The church is a three-nave Basilica with a high cross-vaulted ceiling in the west tower. On the north and south façade 4 times over are ever-alternating round arched arcades, each with a large rectangular window. In the central aisle of the tower, three high, round, arched arcades sit on each side except the eastern side, where the tower joins the Basilica; at each of the four points there are three round-arched windows. The choir section is polygonal; at the north and south ends are small stair towers with pointed roofs. The design of the dividing inner-wall (zweizonige) exhibits the round-arched arcade design typical of Roman-Gothic style.

Prior to World War II damage, the arched gallery was open. But it had been only roughly rebuilt when reconstruction began. The light coming in from the large rectangular windows, flows over the gallery. The cross-ribbed vaulted ceiling that covers the northern end of the nave is preserved.

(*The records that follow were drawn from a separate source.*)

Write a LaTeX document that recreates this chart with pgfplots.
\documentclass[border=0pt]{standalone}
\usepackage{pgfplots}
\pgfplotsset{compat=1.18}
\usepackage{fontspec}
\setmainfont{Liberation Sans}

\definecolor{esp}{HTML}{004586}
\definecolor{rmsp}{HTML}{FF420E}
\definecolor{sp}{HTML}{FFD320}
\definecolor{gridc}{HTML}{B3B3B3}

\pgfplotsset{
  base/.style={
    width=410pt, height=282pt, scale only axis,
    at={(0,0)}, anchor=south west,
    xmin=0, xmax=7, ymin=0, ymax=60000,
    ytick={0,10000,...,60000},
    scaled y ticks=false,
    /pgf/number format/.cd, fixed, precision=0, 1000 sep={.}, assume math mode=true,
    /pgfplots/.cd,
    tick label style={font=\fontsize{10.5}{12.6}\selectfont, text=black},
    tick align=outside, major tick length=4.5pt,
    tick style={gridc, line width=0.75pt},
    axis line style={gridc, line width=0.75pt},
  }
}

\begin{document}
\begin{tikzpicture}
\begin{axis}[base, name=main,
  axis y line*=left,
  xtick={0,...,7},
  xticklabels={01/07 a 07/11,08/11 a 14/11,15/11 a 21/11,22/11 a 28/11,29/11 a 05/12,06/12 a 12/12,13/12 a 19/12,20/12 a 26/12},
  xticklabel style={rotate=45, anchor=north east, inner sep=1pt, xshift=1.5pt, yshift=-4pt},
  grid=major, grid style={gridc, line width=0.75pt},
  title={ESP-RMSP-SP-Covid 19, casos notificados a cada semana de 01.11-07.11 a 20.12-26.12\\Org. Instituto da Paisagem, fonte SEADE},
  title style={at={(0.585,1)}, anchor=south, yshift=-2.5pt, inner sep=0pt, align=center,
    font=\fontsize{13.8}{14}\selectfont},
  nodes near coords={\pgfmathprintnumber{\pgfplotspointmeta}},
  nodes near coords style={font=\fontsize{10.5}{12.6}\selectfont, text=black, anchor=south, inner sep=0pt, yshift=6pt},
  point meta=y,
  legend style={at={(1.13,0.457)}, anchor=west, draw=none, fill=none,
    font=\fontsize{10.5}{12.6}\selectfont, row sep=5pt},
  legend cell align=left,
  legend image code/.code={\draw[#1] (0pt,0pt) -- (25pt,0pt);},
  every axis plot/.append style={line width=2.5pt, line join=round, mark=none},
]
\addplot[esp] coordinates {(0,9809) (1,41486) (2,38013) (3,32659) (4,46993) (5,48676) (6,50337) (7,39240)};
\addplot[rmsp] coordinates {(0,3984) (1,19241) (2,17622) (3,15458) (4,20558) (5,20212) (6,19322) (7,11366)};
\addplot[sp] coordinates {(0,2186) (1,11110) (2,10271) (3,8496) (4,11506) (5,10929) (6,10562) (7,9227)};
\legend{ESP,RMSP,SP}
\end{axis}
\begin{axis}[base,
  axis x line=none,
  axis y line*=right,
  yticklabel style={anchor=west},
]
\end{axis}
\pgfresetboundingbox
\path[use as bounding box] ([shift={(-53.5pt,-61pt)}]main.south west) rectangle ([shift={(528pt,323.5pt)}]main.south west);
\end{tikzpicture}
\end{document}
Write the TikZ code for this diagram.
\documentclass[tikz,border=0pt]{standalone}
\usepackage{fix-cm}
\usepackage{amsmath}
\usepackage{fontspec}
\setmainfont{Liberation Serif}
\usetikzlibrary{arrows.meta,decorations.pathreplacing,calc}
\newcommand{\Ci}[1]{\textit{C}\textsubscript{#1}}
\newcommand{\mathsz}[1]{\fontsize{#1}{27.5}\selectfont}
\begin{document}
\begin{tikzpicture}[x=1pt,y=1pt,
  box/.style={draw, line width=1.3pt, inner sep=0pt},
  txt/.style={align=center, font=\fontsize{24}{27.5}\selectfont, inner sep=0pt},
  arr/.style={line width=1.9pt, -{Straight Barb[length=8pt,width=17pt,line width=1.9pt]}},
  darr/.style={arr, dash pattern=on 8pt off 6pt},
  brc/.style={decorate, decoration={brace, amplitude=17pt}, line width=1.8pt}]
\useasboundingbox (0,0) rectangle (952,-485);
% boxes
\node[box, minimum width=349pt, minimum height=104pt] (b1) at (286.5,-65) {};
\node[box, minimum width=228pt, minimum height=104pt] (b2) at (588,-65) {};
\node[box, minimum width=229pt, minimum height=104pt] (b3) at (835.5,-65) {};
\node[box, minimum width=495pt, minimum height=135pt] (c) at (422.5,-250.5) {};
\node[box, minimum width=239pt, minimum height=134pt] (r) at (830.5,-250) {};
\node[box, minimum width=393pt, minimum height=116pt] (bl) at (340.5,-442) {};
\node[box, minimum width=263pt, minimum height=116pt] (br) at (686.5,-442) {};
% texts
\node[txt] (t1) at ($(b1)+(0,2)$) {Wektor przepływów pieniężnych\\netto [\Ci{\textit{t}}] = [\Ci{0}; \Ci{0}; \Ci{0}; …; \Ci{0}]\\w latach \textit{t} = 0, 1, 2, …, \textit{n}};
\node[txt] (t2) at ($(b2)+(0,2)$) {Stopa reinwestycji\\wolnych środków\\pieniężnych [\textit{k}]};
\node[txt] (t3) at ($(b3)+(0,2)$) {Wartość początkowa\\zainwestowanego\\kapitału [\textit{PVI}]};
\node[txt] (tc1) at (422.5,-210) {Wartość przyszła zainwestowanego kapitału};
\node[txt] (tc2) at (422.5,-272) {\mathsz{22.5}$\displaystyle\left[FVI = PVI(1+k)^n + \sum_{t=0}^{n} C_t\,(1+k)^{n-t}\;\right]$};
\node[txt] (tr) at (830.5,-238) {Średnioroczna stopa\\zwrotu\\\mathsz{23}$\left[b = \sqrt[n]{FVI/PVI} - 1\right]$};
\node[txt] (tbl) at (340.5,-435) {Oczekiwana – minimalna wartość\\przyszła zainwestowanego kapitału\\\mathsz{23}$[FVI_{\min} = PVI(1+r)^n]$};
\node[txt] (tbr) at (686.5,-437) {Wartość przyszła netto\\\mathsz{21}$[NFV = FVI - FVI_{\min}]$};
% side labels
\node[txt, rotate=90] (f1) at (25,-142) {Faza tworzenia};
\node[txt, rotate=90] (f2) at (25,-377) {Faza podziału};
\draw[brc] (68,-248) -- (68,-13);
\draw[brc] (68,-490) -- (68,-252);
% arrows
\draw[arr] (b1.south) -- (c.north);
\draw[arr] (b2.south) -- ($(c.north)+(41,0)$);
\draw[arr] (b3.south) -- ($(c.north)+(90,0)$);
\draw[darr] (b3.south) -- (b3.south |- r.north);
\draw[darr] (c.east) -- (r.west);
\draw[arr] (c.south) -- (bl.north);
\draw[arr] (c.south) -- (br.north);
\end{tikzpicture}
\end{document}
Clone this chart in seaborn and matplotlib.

However, the southern nave was too badly damaged to reconstruct the original. Also, the central nave couldn’t be restored, so instead a flat-timbered ceiling was put in place. The baroque decoration in the interior of the church was destroyed by fire during the World War II bombing of Rostock on the night of 26 and 27 April 1942.

The stained glass windows of the choir are decorated with scenes from the life of St. Peter. They were designed in the early 1960s by local artist Lothar Mannewitz (1930–2004).